I left a small city in Illinois for the orbit of the biggest city of all, New York, and a school in Connecticut peopled with the children of a class that Americans don't like to admit exists, a rarefied upper class. That is the new circuit I wanted and for which my parents willingly paid.

But what I found, even there, was the everydayness that defies economic and social cloistering. I was fortunate to encounter people there, rich and not-so-rich, who brought me back to the work of wonder, which became, as those four years passed, irresistible to me and the unexpected gift of that school. Charlie the cook was one of these people.

It was the beginning of my senior year in high school. I had spent much of the summer in New York City getting a head start on some college courses. I had given my friend Charlie my phone number, and he said that he would visit. I looked forward to seeing Charlie and sharing with him a bit of my summer in the city. He never came.

When I got back to school, I looked for my friend in the place where he was boss - over the hot grill in the kitchen where he was the master of pancakes and scrambled eggs. Charlie was the head cook. Every night before dinner I went to see him to talk about my day.
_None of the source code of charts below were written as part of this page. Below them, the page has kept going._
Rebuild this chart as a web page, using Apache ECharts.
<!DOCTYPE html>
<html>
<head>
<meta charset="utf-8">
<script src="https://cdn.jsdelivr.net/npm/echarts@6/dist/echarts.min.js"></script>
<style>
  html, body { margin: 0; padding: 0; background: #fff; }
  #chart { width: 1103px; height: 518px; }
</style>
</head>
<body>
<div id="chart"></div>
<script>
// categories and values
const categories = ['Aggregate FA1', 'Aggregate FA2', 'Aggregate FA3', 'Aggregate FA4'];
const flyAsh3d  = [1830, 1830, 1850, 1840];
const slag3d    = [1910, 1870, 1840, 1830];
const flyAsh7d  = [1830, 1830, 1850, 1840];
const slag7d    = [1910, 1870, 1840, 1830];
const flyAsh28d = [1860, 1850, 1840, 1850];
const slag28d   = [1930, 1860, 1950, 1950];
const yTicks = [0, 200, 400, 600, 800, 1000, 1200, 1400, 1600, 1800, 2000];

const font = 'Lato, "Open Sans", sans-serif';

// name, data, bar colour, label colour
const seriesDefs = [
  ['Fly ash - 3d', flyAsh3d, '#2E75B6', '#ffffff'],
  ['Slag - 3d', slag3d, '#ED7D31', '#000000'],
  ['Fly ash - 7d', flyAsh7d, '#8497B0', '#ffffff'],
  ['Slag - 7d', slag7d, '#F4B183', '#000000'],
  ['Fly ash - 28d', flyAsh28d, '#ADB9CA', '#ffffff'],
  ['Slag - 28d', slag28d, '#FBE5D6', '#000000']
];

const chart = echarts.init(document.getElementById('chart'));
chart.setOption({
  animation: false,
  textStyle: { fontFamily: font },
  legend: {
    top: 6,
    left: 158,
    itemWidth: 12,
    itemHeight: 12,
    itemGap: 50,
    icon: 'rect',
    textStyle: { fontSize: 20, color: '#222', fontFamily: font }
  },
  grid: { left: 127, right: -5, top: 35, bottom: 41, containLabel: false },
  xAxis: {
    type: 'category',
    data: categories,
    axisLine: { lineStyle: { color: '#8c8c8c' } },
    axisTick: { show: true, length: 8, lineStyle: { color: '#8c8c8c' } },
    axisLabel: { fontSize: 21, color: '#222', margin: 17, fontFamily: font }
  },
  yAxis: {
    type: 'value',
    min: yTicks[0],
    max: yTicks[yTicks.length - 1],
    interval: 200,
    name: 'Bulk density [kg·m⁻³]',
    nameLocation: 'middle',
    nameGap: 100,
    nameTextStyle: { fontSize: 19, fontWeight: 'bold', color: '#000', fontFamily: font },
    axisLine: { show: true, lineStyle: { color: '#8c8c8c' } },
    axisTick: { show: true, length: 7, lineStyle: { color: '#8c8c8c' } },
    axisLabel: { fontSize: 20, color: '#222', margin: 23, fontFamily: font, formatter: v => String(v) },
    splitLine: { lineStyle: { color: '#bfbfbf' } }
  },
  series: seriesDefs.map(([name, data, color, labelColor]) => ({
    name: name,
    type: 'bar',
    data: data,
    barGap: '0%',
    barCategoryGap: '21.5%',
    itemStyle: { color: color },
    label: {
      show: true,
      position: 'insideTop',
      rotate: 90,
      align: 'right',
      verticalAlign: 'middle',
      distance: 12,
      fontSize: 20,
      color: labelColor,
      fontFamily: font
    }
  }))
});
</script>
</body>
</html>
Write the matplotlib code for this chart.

He always seemed interested in whatever I had to say, even if he had to keep cooking and wiping the pouring sweat off his brow. I hadn't heard from my friend all summer and that was a disappointment. But it didn't matter as much as beginning, once again, the conversations that had helped keep up my spirits through previous years of friendship.

I went to the kitchen, but he wasn't there. Then I saw the dean of the school, and he came over to me. He knew that Charlie had become my special friend. He said, "Bruce, I have some bad news. Charlie died a few weeks ago. When we were going through his things, we found a phone number. It was yours. I think he was planning to see you."

I learned something from Charlie, something that has stayed with me longer than many of the lessons of that school. I learned that memory is a wonderful gift. It can give back to me the essence of what another person has been for me and what I have learned from him or her. Charlie is still making mashed potatoes and listening to me. That image will always be mine. And remembering him encourages me to try to listen to others, even if I am busy.

I know, because Charlie knew, what listening to another can do. It gives life back to mere living. And not even death can take that gift away, once it is really shared.